*Stored records*:
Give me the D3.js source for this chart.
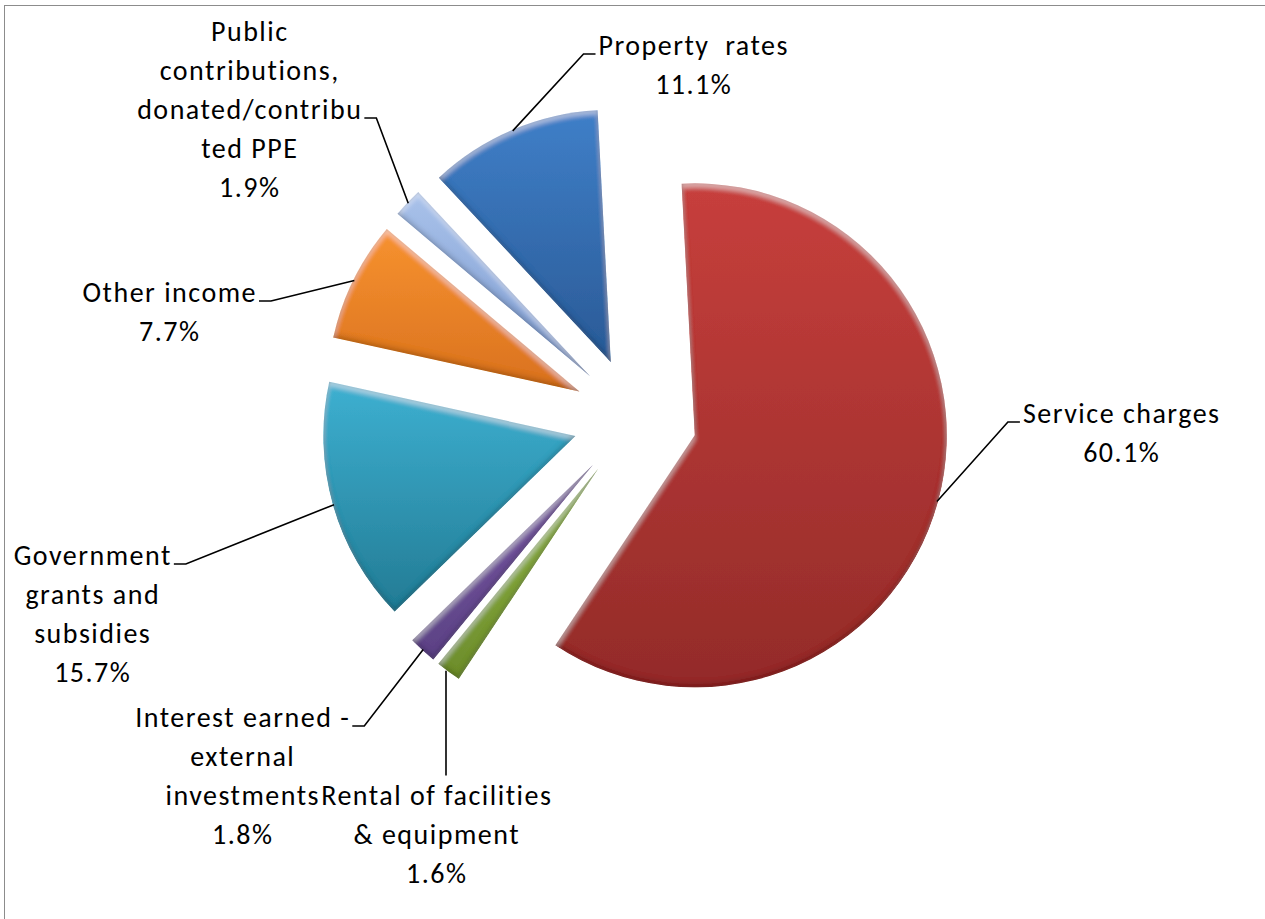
<!DOCTYPE html>
<html>
<head>
<meta charset="utf-8">
<script src="https://cdn.jsdelivr.net/npm/d3@7"></script>
<style>
  html, body { margin: 0; padding: 0; background: #fff; }
  svg { display: block; }
  text { font-family: Carlito, Calibri, Lato, sans-serif; fill: #000; letter-spacing: 1.5px; white-space: pre; }
</style>
</head>
<body>
<svg id="chart" width="1265" height="919"></svg>
<script>
// Revenue sources, share of total (%), in drawing order (clockwise)
const categories = [
  "Property rates",
  "Service charges",
  "Rental of facilities & equipment",
  "Interest earned - external investments",
  "Government grants and subsidies",
  "Other income",
  "Public contributions, donated/contributed PPE"
];
const shares = [11.1, 60.1, 1.6, 1.8, 15.7, 7.7, 1.9];

// Wrapped category text for each label
const labelLines = [
  ["Property  rates"],
  ["Service charges"],
  ["Rental of facilities", "& equipment"],
  ["Interest earned -", "external", "investments"],
  ["Government", "grants and", "subsidies"],
  ["Other income"],
  ["Public", "contributions,", "donated/contribu", "ted PPE"]
];

// Slice shading: light (top) and dark (bottom) tones
const topColors    = ["#3f7fc8", "#c73f3c", "#94b84a", "#7c5ca6", "#3db0d1", "#f7922f", "#a9c2ea"];
const bottomColors = ["#2a5a96", "#932b29", "#6c8c2b", "#5b4184", "#237b94", "#d9711f", "#7c9ad0"];

// Label placement: [centre x, first baseline y], leader elbow side
const labelPlace = [
  { x: 693, y: 55,  elbow: "left"  },
  { x: 1121, y: 423, elbow: "left" },
  { x: 436, y: 805, elbow: "top"   },
  { x: 242, y: 727, elbow: "right" },
  { x: 92,  y: 565, elbow: "right" },
  { x: 169, y: 302, elbow: "right" },
  { x: 249, y: 41,  elbow: "right", elbowLine: 2 }
];

const width = 1265, height = 919;
const cx = 635, cy = 419;       // pie centre
const radius = 252;
const explode = 62;             // outward offset of every slice
const lineHeight = 39;
const fontSize = 28;
const letterSpacing = 1.5;

const svg = d3.select("#chart");

// chart frame
svg.append("rect")
  .attr("x", 4.5).attr("y", 5.5)
  .attr("width", width + 20).attr("height", height + 20)
  .attr("fill", "none").attr("stroke", "#8c8c8c").attr("stroke-width", 1);

const defs = svg.append("defs");

// bevel: light top rim, dark bottom rim, faint edge darkening
const f = defs.append("filter").attr("id", "bevel")
  .attr("x", "-5%").attr("y", "-5%").attr("width", "110%").attr("height", "110%");
f.append("feGaussianBlur").attr("in", "SourceAlpha").attr("stdDeviation", 2.5).attr("result", "b");
f.append("feOffset").attr("in", "b").attr("dx", 0).attr("dy", 4).attr("result", "bDown");
f.append("feComposite").attr("in", "SourceAlpha").attr("in2", "bDown")
  .attr("operator", "arithmetic").attr("k1", 0).attr("k2", 1).attr("k3", -1).attr("k4", 0).attr("result", "topEdge");
f.append("feFlood").attr("flood-color", "#ffffff").attr("flood-opacity", 0.4).attr("result", "white");
f.append("feComposite").attr("in", "white").attr("in2", "topEdge").attr("operator", "in").attr("result", "hl");
f.append("feOffset").attr("in", "b").attr("dx", 0).attr("dy", -4).attr("result", "bUp");
f.append("feComposite").attr("in", "SourceAlpha").attr("in2", "bUp")
  .attr("operator", "arithmetic").attr("k1", 0).attr("k2", 1).attr("k3", -1).attr("k4", 0).attr("result", "botEdge");
f.append("feFlood").attr("flood-color", "#000000").attr("flood-opacity", 0.3).attr("result", "black");
f.append("feComposite").attr("in", "black").attr("in2", "botEdge").attr("operator", "in").attr("result", "sh");
f.append("feGaussianBlur").attr("in", "SourceAlpha").attr("stdDeviation", 1.5).attr("result", "b2");
f.append("feComposite").attr("in", "SourceAlpha").attr("in2", "b2")
  .attr("operator", "arithmetic").attr("k1", 0).attr("k2", 1).attr("k3", -1).attr("k4", 0).attr("result", "rimEdge");
f.append("feFlood").attr("flood-color", "#000000").attr("flood-opacity", 0.35).attr("result", "black2");
f.append("feComposite").attr("in", "black2").attr("in2", "rimEdge").attr("operator", "in").attr("result", "rim");
const m = f.append("feMerge");
m.append("feMergeNode").attr("in", "SourceGraphic");
m.append("feMergeNode").attr("in", "hl");
m.append("feMergeNode").attr("in", "sh");
m.append("feMergeNode").attr("in", "rim");

shares.forEach((_, i) => {
  const g = defs.append("linearGradient").attr("id", "grad" + i)
    .attr("x1", 0).attr("y1", 0).attr("x2", 0).attr("y2", 1);
  g.append("stop").attr("offset", "0%").attr("stop-color", topColors[i]);
  g.append("stop").attr("offset", "100%").attr("stop-color", bottomColors[i]);
});

const rad = d => d * Math.PI / 180;
const firstSliceAngle = -43;   // degrees clockwise from 12 o'clock

const pie = d3.pie()
  .sort(null)
  .value(d => d.value)
  .startAngle(rad(firstSliceAngle))
  .endAngle(rad(firstSliceAngle + 360));

const rows = categories.map((c, i) => ({ name: c, value: shares[i], i }));
const arcs = pie(rows);

const arc = d3.arc().innerRadius(0).outerRadius(radius);
const rimArc = d3.arc().innerRadius(radius - 1).outerRadius(radius - 1);

const offsetOf = d => {
  const a = (d.startAngle + d.endAngle) / 2;
  return [explode * Math.sin(a), -explode * Math.cos(a)];
};

const pieG = svg.append("g").attr("transform", `translate(${cx},${cy})`);

pieG.selectAll("path.slice")
  .data(arcs)
  .join("path")
  .attr("class", "slice")
  .attr("transform", d => { const o = offsetOf(d); return `translate(${o[0]},${o[1]})`; })
  .attr("d", arc)
  .attr("fill", d => `url(#grad${d.index})`)
  .attr("filter", "url(#bevel)");

// labels
const pct = v => d3.format(".1f")(v) + "%";
const labelG = svg.append("g").attr("font-size", fontSize);

arcs.forEach(d => {
  const p = labelPlace[d.index];
  const lines = labelLines[d.index].concat([pct(d.data.value)]);
  // letter-spacing adds a trailing gap; nudge to keep lines centred
  const x0 = p.x + letterSpacing / 2;
  const t = labelG.append("text")
    .attr("text-anchor", "middle")
    .attr("x", x0).attr("y", p.y);
  lines.forEach((ln, k) => {
    t.append("tspan").attr("x", x0).attr("y", p.y + k * lineHeight).text(ln);
  });

  // leader line to the slice's outer edge along its mid angle
  const o = offsetOf(d);
  const c = rimArc.centroid(d);
  const tx = cx + o[0] + c[0], ty = cy + o[1] + c[1];

  const lineIdx = p.elbowLine || 0;
  const tspans = t.selectAll("tspan").nodes();
  const box = tspans[lineIdx].getBBox();
  const ly = p.y + lineIdx * lineHeight - 1;
  let pts;
  if (p.elbow === "left") {
    pts = [[box.x - 3, ly], [box.x - 15, ly], [tx, ty]];
  } else if (p.elbow === "right") {
    pts = [[box.x + box.width + 2, ly], [box.x + box.width + 14, ly], [tx, ty]];
  } else {
    const top = p.y - fontSize * 1.05;
    pts = [[tx - 3, top], [tx - 3, ty]];
  }
  labelG.append("path")
    .attr("d", d3.line()(pts))
    .attr("fill", "none").attr("stroke", "#000").attr("stroke-width", 1.6);
});
</script>
</body>
</html>
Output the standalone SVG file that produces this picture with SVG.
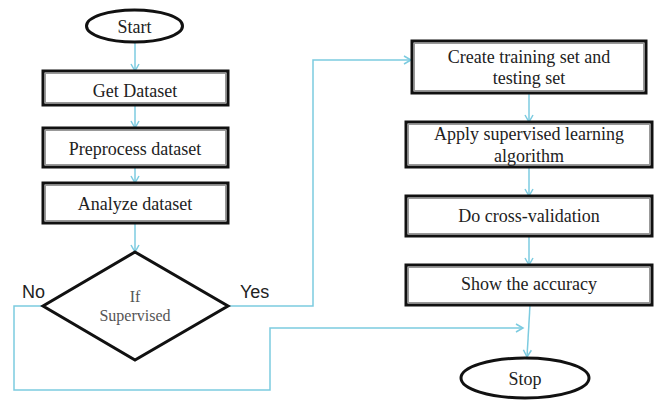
<svg xmlns="http://www.w3.org/2000/svg" width="656" height="400" viewBox="0 0 656 400">
<style>
.box{fill:#fff;stroke:#111;stroke-width:3}
.inner{fill:none;stroke:#999;stroke-width:1}
.term{fill:#fff;stroke:#111;stroke-width:3}
.t{font-family:"Liberation Serif",serif;font-size:18px;fill:#222;text-anchor:middle}
.d{font-family:"Liberation Serif",serif;font-size:16px;fill:#555;text-anchor:middle}
.lab{font-family:"Liberation Sans",sans-serif;font-size:18px;fill:#222}
.c{fill:none;stroke:#7ccbe0;stroke-width:1.5}
</style>
<defs>
<marker id="a" markerWidth="10" markerHeight="10" refX="8" refY="5" orient="auto" markerUnits="userSpaceOnUse">
<path d="M1,1 L8,5 L1,9" fill="none" stroke="#7ccbe0" stroke-width="1.5"/>
</marker>
</defs>
<rect width="656" height="400" fill="#fff"/>
<g id="connectors">
<line class="c" x1="135" y1="42" x2="135" y2="71" marker-end="url(#a)"/>
<line class="c" x1="135" y1="105" x2="135" y2="128" marker-end="url(#a)"/>
<line class="c" x1="135" y1="167" x2="135" y2="183" marker-end="url(#a)"/>
<line class="c" x1="135" y1="223" x2="135" y2="252" marker-end="url(#a)"/>
<polyline class="c" points="228,306 313,306 313,60 411,60" marker-end="url(#a)"/>
<polyline class="c" points="43,306 14,306 14,390 270,390 270,328 523,328" marker-end="url(#a)"/>
<line class="c" x1="529" y1="93" x2="529" y2="122" marker-end="url(#a)"/>
<line class="c" x1="529" y1="167" x2="529" y2="196" marker-end="url(#a)"/>
<line class="c" x1="529" y1="236" x2="529" y2="265" marker-end="url(#a)"/>
<line class="c" x1="530" y1="305" x2="527" y2="357" marker-end="url(#a)"/>
</g>
<g id="start">
<ellipse class="term" cx="134.5" cy="26" rx="48" ry="16"/>
<text class="t" x="134.5" y="33">Start</text>
</g>
<g id="get">
<rect class="box" x="43" y="71" width="185" height="34"/>
<rect class="inner" x="45.5" y="73.5" width="180" height="29"/>
<text class="t" x="135" y="97">Get Dataset</text>
</g>
<g id="pre">
<rect class="box" x="43" y="128" width="185" height="39"/>
<rect class="inner" x="45.5" y="130.5" width="180" height="34"/>
<text class="t" x="135" y="155">Preprocess dataset</text>
</g>
<g id="analyze">
<rect class="box" x="43" y="183" width="185" height="40"/>
<rect class="inner" x="45.5" y="185.5" width="180" height="35"/>
<text class="t" x="135" y="210">Analyze dataset</text>
</g>
<g id="decision">
<polygon points="135,252 228,306 135,360 43,306" fill="#fff" stroke="#111" stroke-width="3" stroke-linejoin="miter"/>
<text class="d" x="135" y="302">If</text>
<text class="d" x="135" y="321">Supervised</text>
</g>
<text class="lab" x="22" y="298">No</text>
<text class="lab" x="240" y="298">Yes</text>
<g id="create">
<rect class="box" x="412" y="41" width="234" height="52"/>
<rect class="inner" x="414.5" y="43.5" width="229" height="47"/>
<text class="t" x="529" y="63">Create training set and</text>
<text class="t" x="529" y="84">testing set</text>
</g>
<g id="apply">
<rect class="box" x="406" y="122" width="246" height="45"/>
<rect class="inner" x="408.5" y="124.5" width="241" height="40"/>
<text class="t" x="529" y="140">Apply supervised learning</text>
<text class="t" x="529" y="162">algorithm</text>
</g>
<g id="cv">
<rect class="box" x="406" y="196" width="246" height="40"/>
<rect class="inner" x="408.5" y="198.5" width="241" height="35"/>
<text class="t" x="529" y="222">Do cross-validation</text>
</g>
<g id="show">
<rect class="box" x="406" y="265" width="246" height="40"/>
<rect class="inner" x="408.5" y="267.5" width="241" height="35"/>
<text class="t" x="529" y="290">Show the accuracy</text>
</g>
<g id="stop">
<ellipse class="term" cx="525" cy="378" rx="64" ry="20"/>
<text class="t" x="525" y="385">Stop</text>
</g>
</svg>
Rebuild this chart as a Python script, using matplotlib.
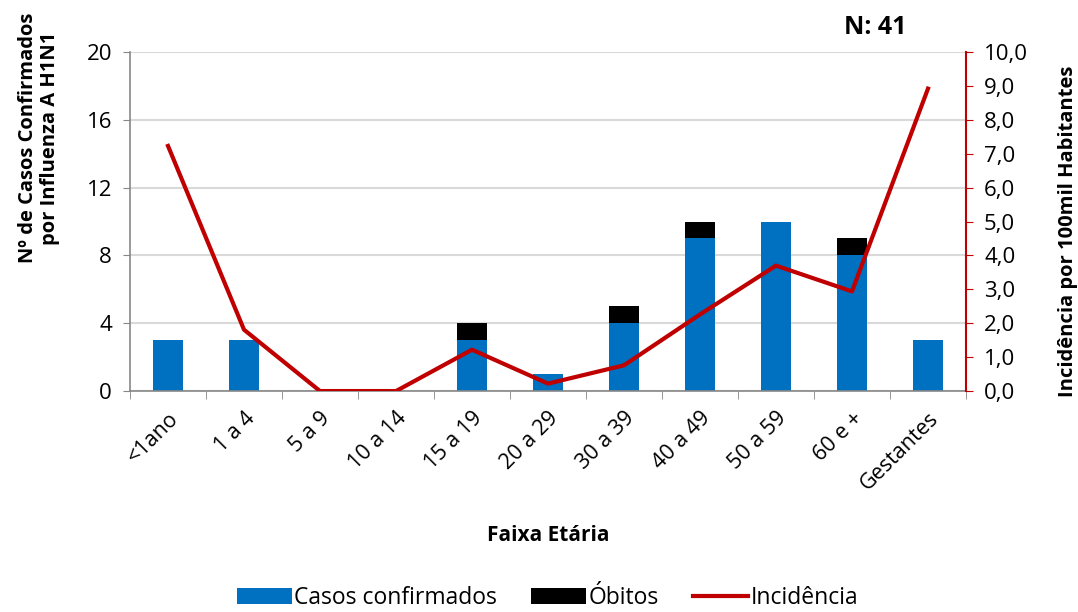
import matplotlib.pyplot as plt
import matplotlib.transforms as mtransforms
import numpy as np
from matplotlib.ticker import FuncFormatter

faixas = ["<1ano", "1 a 4", "5 a 9", "10 a 14", "15 a 19", "20 a 29",
          "30 a 39", "40 a 49", "50 a 59", "60 e +", "Gestantes"]
casos = [3, 3, 0, 0, 3, 1, 4, 9, 10, 8, 3]
obitos = [0, 0, 0, 0, 1, 0, 1, 1, 0, 1, 0]
incidencia = [7.23, 1.81, 0.0, 0.0, 1.22, 0.22, 0.76, 2.26, 3.70, 2.94, 8.92]

plt.rcParams['font.family'] = ['Open Sans', 'DejaVu Sans']

fig = plt.figure(figsize=(10.78, 6.12), dpi=100)
ax = fig.add_axes([0.1206, 0.361, 0.7755, 0.554])
x = np.arange(len(faixas))

b1 = ax.bar(x, casos, width=0.4, color="#0070C0", label="Casos confirmados", zorder=2)
b2 = ax.bar(x, obitos, width=0.4, bottom=casos, color="#000000", label="Óbitos", zorder=2)

ax.set_xlim(-0.5, len(faixas) - 0.5)
ax.set_ylim(0, 20)
ax.set_yticks([0, 4, 8, 12, 16, 20])
ax.yaxis.grid(True, color="#D9D9D9", linewidth=1.5, zorder=0)
ax.set_axisbelow(True)
ax.set_xticks(x)
ax.set_xticklabels(faixas, rotation=45, ha="right", rotation_mode="anchor", fontsize=15.5)
offset = mtransforms.ScaledTranslation(0.07, 0, fig.dpi_scale_trans)
for lab in ax.get_xticklabels():
    lab.set_transform(lab.get_transform() + offset)
ax.set_xticks(np.arange(-0.5, len(faixas)), minor=True)
ax.tick_params(axis="x", which="major", length=0, pad=12)
ax.tick_params(axis="x", which="minor", length=6, color="#878787")
ax.tick_params(axis="y", labelsize=16, color="#878787", length=5, pad=8)
for s in ["top", "right"]:
    ax.spines[s].set_visible(False)
for s in ["left", "bottom"]:
    ax.spines[s].set_color("#878787")
    ax.spines[s].set_linewidth(1.2)
ax.set_ylabel("Nº de Casos Confirmados\npor Influenza A H1N1", fontsize=14.5,
              fontweight="bold", linespacing=1.15)
ax.yaxis.set_label_coords(-0.084, 0.746)
ax.set_xlabel("Faixa Etária", fontsize=15, fontweight="bold", labelpad=22)

ax2 = ax.twinx()
l1, = ax2.plot(x, incidencia, color="#C00000", linewidth=3, label="Incidência", zorder=3)
ax2.set_ylim(0, 10)
ax2.set_yticks(np.arange(0, 11, 1))
ax2.yaxis.set_major_formatter(FuncFormatter(lambda v, p: f"{v:.1f}".replace(".", ",")))
ax2.tick_params(axis="y", labelsize=16, color="#C00000", length=5, pad=8)
for s in ["top", "left", "bottom"]:
    ax2.spines[s].set_visible(False)
ax2.spines["right"].set_color("#C00000")
ax2.spines["right"].set_linewidth(1.5)
ax2.set_ylabel("Incidência por 100mil Habitantes", fontsize=14.5, fontweight="bold")
ax2.yaxis.set_label_coords(1.11, 0.47)

fig.text(0.812, 0.955, "N: 41", fontsize=18, fontweight="bold",
         ha="center", va="center")

fig.legend([b1, b2, l1], ["Casos confirmados", "Óbitos", "Incidência"],
           loc="lower center", bbox_to_anchor=(0.508, -0.03), ncol=3, frameon=False,
           fontsize=16.5, handlelength=2.4, handletextpad=0.1, columnspacing=1.5)

fig.savefig("out.png", dpi=100)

*Aim of the exercise*: Find every line that has "this" in it, then return those lines.

*Exercise result*:
Give me the D3.js source for this chart.
Output the standalone SVG file that produces this picture with SVG.
Rebuild this chart as a Python script, using matplotlib.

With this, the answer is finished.